Part of a data file
******

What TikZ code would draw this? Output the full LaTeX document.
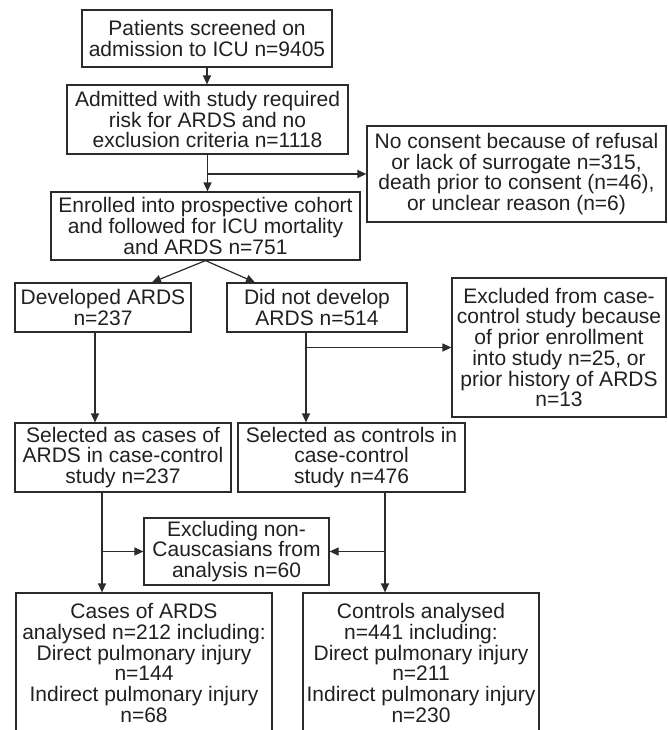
\documentclass[tikz,border=0pt]{standalone}
\usepackage{fontspec}
\setmainfont{Liberation Sans}
\usepackage{tikz}
\usetikzlibrary{arrows.meta,positioning}
\definecolor{linecol}{HTML}{2B2B2B}
\definecolor{textcol}{HTML}{231F20}

\begin{document}
\begin{tikzpicture}[x=1pt, y=-1pt,
  box/.style={draw=linecol, line width=1.2pt, inner sep=0pt, align=center,
    text=textcol, font=\fontsize{21}{20.7}\selectfont},
  arr/.style={draw=linecol, line width=1.2pt, -{Triangle[length=9pt,width=8pt]}}
]
\clip (0,0) rectangle (667,730);

% -------- Cohorte (arriba) --------
\node[box, minimum width=250, minimum height=57] (screened) at (207,38.5)
  {Patients screened on\\admission to ICU n=9405};
\node[box, minimum width=281, minimum height=69] (admitted) at (207.5,119.5)
  {Admitted with study required\\risk for ARDS and no\\exclusion criteria n=1118};
\node[box, minimum width=299, minimum height=96] (noconsent) at (516.5,174)
  {No consent because of refusal\\or lack of surrogate n=315,\\death prior to consent (n=46),\\or unclear reason (n=6)};
\node[box, minimum width=309, minimum height=68] (enrolled) at (205.5,226)
  {Enrolled into prospective cohort\\and followed for ICU mortality\\and ARDS n=751};

% Flechas de la cohorte
\draw[arr] (screened.south) -- (screened.south |- admitted.north);
\draw[arr] (admitted.south) -- (admitted.south |- enrolled.north);
\draw[arr] (admitted.south |- noconsent.west) -- (noconsent.west);

% -------- ARDS / sin ARDS --------
\node[box, minimum width=176, minimum height=49] (ards) at (103,307.5)
  {Developed ARDS\\n=237};
\node[box, minimum width=180, minimum height=49] (noards) at (317,307.5)
  {Did not develop\\ARDS n=514};
\node[box, minimum width=214, minimum height=139] (excluded) at (559,347.5)
  {Excluded from case-\\control study because\\of prior enrollment\\into study n=25, or\\prior history of ARDS\\n=13};

\draw[arr] (enrolled.south) -- ([xshift=49pt]ards.north);
\draw[arr] (enrolled.south) -- ([xshift=-62pt]noards.north);

% -------- Caso-control --------
\node[box, minimum width=216, minimum height=69] (cases) at (123,457.5)
  {Selected as cases of\\ARDS in case-control\\study n=237};
\node[box, minimum width=227, minimum height=69] (controls) at (351.5,457.5)
  {Selected as controls in\\case-control\\study n=476};

\coordinate (ardsout) at ([xshift=-8pt]ards.south);
\coordinate (noardsout) at ([xshift=-11pt]noards.south);
\draw[arr] (ardsout) -- (ardsout |- cases.north);
\draw[arr] (noardsout) -- (noardsout |- controls.north);
\draw[arr] (noardsout |- excluded.west) -- (excluded.west);

% -------- Analisis (abajo) --------
\node[box, minimum width=185, minimum height=67] (noncauc) at (236.5,551.5)
  {Excluding non-\\Causcasians from\\analysis n=60};
\node[box, minimum width=256, minimum height=140] (casesan) at (144,663)
  {Cases of ARDS\\analysed n=212 including:\\Direct pulmonary injury\\n=144\\Indirect pulmonary injury\\n=68};
\node[box, minimum width=236, minimum height=140] (controlsan) at (421,663)
  {Controls analysed\\n=441 including:\\Direct pulmonary injury\\n=211\\Indirect pulmonary injury\\n=230};

\coordinate (casesout) at ([xshift=-21pt]cases.south);
\coordinate (controlsout) at ([xshift=33.5pt]controls.south);
\draw[arr] (casesout) -- (casesout |- casesan.north);
\draw[arr] (controlsout) -- (controlsout |- controlsan.north);
\draw[arr] (casesout |- noncauc.west) -- (noncauc.west);
\draw[arr] (controlsout |- noncauc.east) -- (noncauc.east);

\end{tikzpicture}
\end{document}
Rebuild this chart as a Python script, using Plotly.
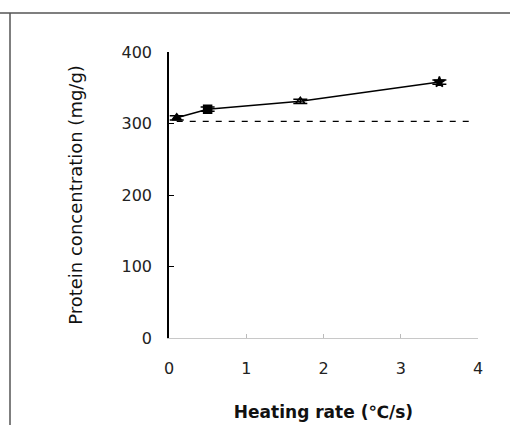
import plotly.graph_objects as go

heating_rate = [0.1, 0.5, 1.7, 3.5]
protein = [308, 320, 331, 358]
protein_err = [3, 3, 3, 3]
marker_symbols = ["triangle-up", "square", "triangle-up-open", "star"]
control_x = [0.1, 3.95]
control_y = [303, 303]

fig = go.Figure()
fig.add_trace(go.Scatter(
    x=control_x, y=control_y, mode="lines",
    line=dict(color="black", width=1.3, dash="6px,7px"),
    showlegend=False, hoverinfo="skip"))
fig.add_trace(go.Scatter(
    x=heating_rate, y=protein, mode="lines+markers",
    line=dict(color="black", width=1.5),
    marker=dict(symbol=marker_symbols, size=8, color="black",
                line=dict(color="black", width=1.5)),
    error_y=dict(type="data", array=protein_err, color="black",
                 thickness=1.5, width=7),
    showlegend=False))

font = "DejaVu Sans, Verdana, sans-serif"
fig.update_layout(
    width=510, height=425,
    margin=dict(l=169, r=32, t=52, b=87),
    paper_bgcolor="white", plot_bgcolor="white",
    font=dict(family=font, color="#222", size=15),
    xaxis=dict(range=[0, 4], tickvals=[0, 1, 2, 3, 4],
               ticks="inside", ticklen=4, tickcolor="#bbb",
               showline=True, linecolor="#c8c8c8", linewidth=1,
               showgrid=False, zeroline=False, automargin=False,
               ticklabelstandoff=16,
               tickfont=dict(size=16, family=font, color="#222"),
               title=dict(text="<b>Heating rate (℃/s)</b>", standoff=28,
                          font=dict(size=17, family=font, color="#111"))),
    yaxis=dict(range=[0, 400], tickvals=[0, 100, 200, 300, 400],
               ticks="inside", ticklen=5, tickcolor="black",
               showline=True, linecolor="black", linewidth=1.5,
               showgrid=False, zeroline=False, automargin=False,
               ticklabelstandoff=12,
               tickfont=dict(size=16, family=font, color="#222"),
               title=dict(text="Protein concentration (mg/g)", standoff=34,
                          font=dict(size=18, family=font, color="#111"))),
    shapes=[
        dict(type="line", xref="paper", yref="paper",
             x0=-169/309, x1=1.2, y0=1 + 39/286, y1=1 + 39/286,
             line=dict(color="#555", width=1.5)),
        dict(type="line", xref="paper", yref="paper",
             x0=-159/309, x1=-159/309, y0=-0.4, y1=1 + 39/286,
             line=dict(color="#555", width=1.5)),
    ],
)

fig.write_html("out.html")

******

GIVEN EXERCISE>
From the material above, copy each line that includes the word "this".

FULL SOLUTION>
What TikZ code would draw this? Output the full LaTeX document.
Rebuild this chart as a Python script, using Plotly.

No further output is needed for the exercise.